Станиславский однажды с огорчением рассказывал о своем разговоре с одним известным актером — художественным руководителем крупного столичного театра.
Желая по дружбе исправить ошибки в работе этого актера, Константин Сергеевич и затеял с ним этот разговор.
Он начал с недовольства некоторыми театрами, которые совсем не думают о правде на сцене. Собеседник с этим вполне согласился — для него ложь на сцене тоже была нетерпима.
В поспешности и категоричности ответа Станиславский почувствовал, что тот не оценил всей серьезности сказанного, и, чтобы сделать все более понятным, стал говорить о необходимости подлинной правды. Собеседник подхватил и это и, со своей стороны, с жаром принялся распространяться о том, что без правды никак нельзя, без правды актеры уже не актеры, а ремесленники, штамповщики. Говоря это, он по своей театральной привычке несколько возбуждал, горячил себя.
Станиславский, видя это, стал осторожно наводить его на то, чтобы он почувствовал у себя эту специфическую актерскую приподнятость.
— Вот как вам кажется — сейчас вы верно живете? С полной правдой? — спрашивал он.
— Конечно,— отвечал актер все в прежнем тоне,— это меня так волнует, что я не могу оставаться спокойным.
— А разве вы не чувствуете, что немного подбавляете? У вас есть уже волнение, но вы его искусственно усиливаете.
— Нет, я хочу только ярче передать вам, что я чувствую.
— Зачем же вы стараетесь ярче передавать? Это только путает меня. Я вижу, что вы раздражены против ремесленников и штамповщиков, но я вижу также, что вы еще и для меня что-то добавляете, подкрашиваете свое чувство. И получается неестественность, неправда.
— Какая же это неправда! Это обычная моя манера говорить ярко и выразительно. Как в жизни, так и на сцене все должно быть отчетливо, выпукло — каждая мысль, каждое чувство!..
И как ни старался Станиславский, с каких сторон ни подходил, как ни ловил актера на его привычном преувеличении и нажиме («для публики»), тот так и не почувствовал у себя этой театральной фальши — она уже въелась в плоть и кровь.
Тогда Станиславский завел разговор о том, как по-живому, по-настоящему видеть, слышать, понимать друг друга на сцене, как обойтись без всякой особой «выпуклости» и «подачи на публику».
Но о чем бы ни шла речь, для актера, оказывается, ничего нового в этом не было: все это он сам прекрасно знает и других учит. Выходило так, что обо всем он мыслит одинаково со Станиславским, представляет себе поведение актера на сцене, только как Станиславский, и сам работает именно так, а не иначе...
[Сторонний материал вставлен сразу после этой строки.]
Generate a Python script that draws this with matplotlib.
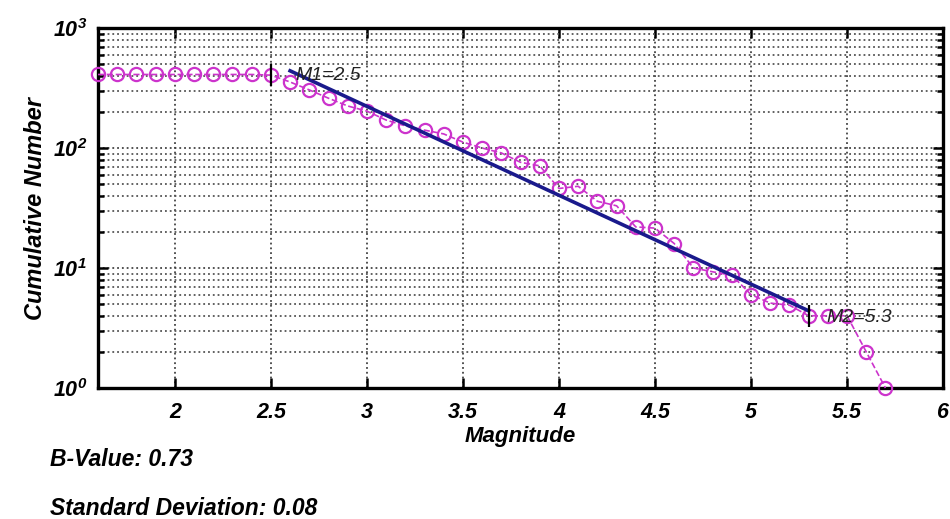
import numpy as np
import matplotlib
matplotlib.use('Agg')
from matplotlib import pyplot as plt
from matplotlib.ticker import LogLocator, FixedLocator, NullFormatter

# cumulative frequency-magnitude distribution
magnitude = [1.6, 1.7, 1.8, 1.9, 2.0, 2.1, 2.2, 2.3, 2.4, 2.5,
             2.6, 2.7, 2.8, 2.9, 3.0, 3.1, 3.2, 3.3, 3.4, 3.5,
             3.6, 3.7, 3.8, 3.9, 4.0, 4.1, 4.2, 4.3, 4.4, 4.5,
             4.6, 4.7, 4.8, 4.9, 5.0, 5.1, 5.2, 5.3, 5.4, 5.5,
             5.6, 5.7]
cum_number = [410, 410, 410, 410, 410, 410, 410, 410, 410, 405,
              355, 305, 260, 224, 203, 171, 153, 141, 131, 112,
              100, 91, 76, 71, 46, 48, 36, 33, 22, 21.5,
              16, 10, 9.3, 8.7, 6, 5.1, 4.9, 4, 4, 4,
              2, 1]

# fitted line end points (M1 .. M2)
fit_mag = [2.6, 5.3]
fit_num = [440, 4.4]

mc_mag = [2.5, 5.3]
mc_num = [405, 4]
mc_text = ['M1=2.5', 'M2=5.3']

x_ticks = [2, 2.5, 3, 3.5, 4, 4.5, 5, 5.5, 6]
x_labels = ['2', '2.5', '3', '3.5', '4', '4.5', '5', '5.5', '6']
y_ticks = [1, 10, 100, 1000]
y_labels = [r'$\mathregular{10^{0}}$', r'$\mathregular{10^{1}}$',
            r'$\mathregular{10^{2}}$', r'$\mathregular{10^{3}}$']

b_text = 'B-Value: 0.73'
sd_text = 'Standard Deviation: 0.08'

plt.rcParams['font.family'] = ['Liberation Sans', 'DejaVu Sans']

fig = plt.figure(figsize=(9.5, 5.19), dpi=100)
ax = fig.add_axes([0.1032, 0.2524, 0.8895, 0.6936])

ax.plot(magnitude, cum_number, linestyle='--', color='#cc33cc', lw=1.2,
        marker='o', markersize=9.5, markerfacecolor='none',
        markeredgecolor='#cc33cc', markeredgewidth=1.6, clip_on=False, zorder=3)
ax.plot(fit_mag, fit_num, color='#1a1a8c', lw=2.6, zorder=4)
ax.plot(mc_mag, mc_num, linestyle='none', marker='|', markersize=16,
        markeredgewidth=1.6, color='black', zorder=5)

ax.text(2.63, 405, mc_text[0], fontsize=14, style='italic', color='#222222',
        va='center', ha='left', zorder=6)
ax.text(5.39, 3.9, mc_text[1], fontsize=14, style='italic', color='#222222',
        va='center', ha='left', zorder=6)

ax.set_yscale('log')
ax.set_xlim(1.6, 6)
ax.set_ylim(1, 1000)

ax.xaxis.set_major_locator(FixedLocator(x_ticks))
ax.set_xticklabels(x_labels)
ax.set_yticks(y_ticks)
ax.set_yticklabels(y_labels)
ax.yaxis.set_minor_locator(LogLocator(base=10, subs=np.arange(2, 10)))
ax.yaxis.set_minor_formatter(NullFormatter())

for lab in ax.get_xticklabels() + ax.get_yticklabels():
    lab.set_fontweight('bold')
    lab.set_fontstyle('italic')
    lab.set_fontsize(15.5)

ax.tick_params(which='both', direction='in', top=True, right=True, width=1.8)
ax.tick_params(which='major', length=7, pad=10)
ax.tick_params(which='minor', length=4)
ax.tick_params(axis='y', which='major', pad=8)

ax.grid(True, which='major', axis='both', linestyle=':', color='#444444', lw=1.3)
ax.grid(True, which='minor', axis='y', linestyle=':', color='#555555', lw=1.3)
for s in ax.spines.values():
    s.set_linewidth(2.4)

ax.set_xlabel('Magnitude', fontsize=16, fontweight='bold', style='italic', labelpad=2)
ax.set_ylabel('Cumulative Number', fontsize=17, fontweight='bold', style='italic', labelpad=4)

fig.text(0.053, 0.114, b_text, fontsize=16.5, fontweight='bold', style='italic', va='center')
fig.text(0.053, 0.021, sd_text, fontsize=16.5, fontweight='bold', style='italic', va='center')

fig.savefig('out.png', dpi=100)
Рассказывая об этом разговоре, Станиславский повторял в досаде: «Неужели так и нельзя объяснить? Неужели нельзя?! Уж если этого актера невозможно сдвинуть — что же говорить о других!.. Самое страшное, что говорит он все те же слова, что и мы: правда, подлинность, жизнь... Ждешь, что он их понимает так же, как и ты, а у него за этими словами совсем другое...»
Со времени этого случая прошло уже много лет. И теперь повсюду в театрах знают термины, которыми пользовался Станиславский, знают приблизительно и их значение. Знают также, что все приемы, обозначенные этими терминами, имеют своею целью одно: достичь правды в искусстве актера.
Но, чем обыденнее, привычнее становятся все эти слова, чем более входят они в обиход, тем больше распространяется и поверхностное, упрощенное их толкование. Вы пытаетесь привести режиссера к более верному и строгому пониманию художественной правды на сцене, а в ответ слышите все то же: «Ну да, я и сам так думаю!.. Ну да, я и сам всегда так делаю!»
Но если ты так думаешь и так делаешь — почему же так маломощны, фальшивы и скучны твои спектакли?..
«Близко» к правде, «похоже» на правду — как будто бы вот и хорошо! Уж по крайней мере лучше, чем грубая ложь и безвкусица в театре.
Лучше? Нет! Грубая фальшь сразу бросается в глаза и отталкивает, а эта, прикрытая маской благонамеренности и внешнего сходства с правдой, проскакивает благополучно. А там и узаконивается, а у нетребовательных даже получает название «художественности». Бессилье объясняется скромной академической сдержанностью. В нашем деле этот уклон в правдоподобие куда более опасный враг, чем открытая, грубая, вопиющая фальшь!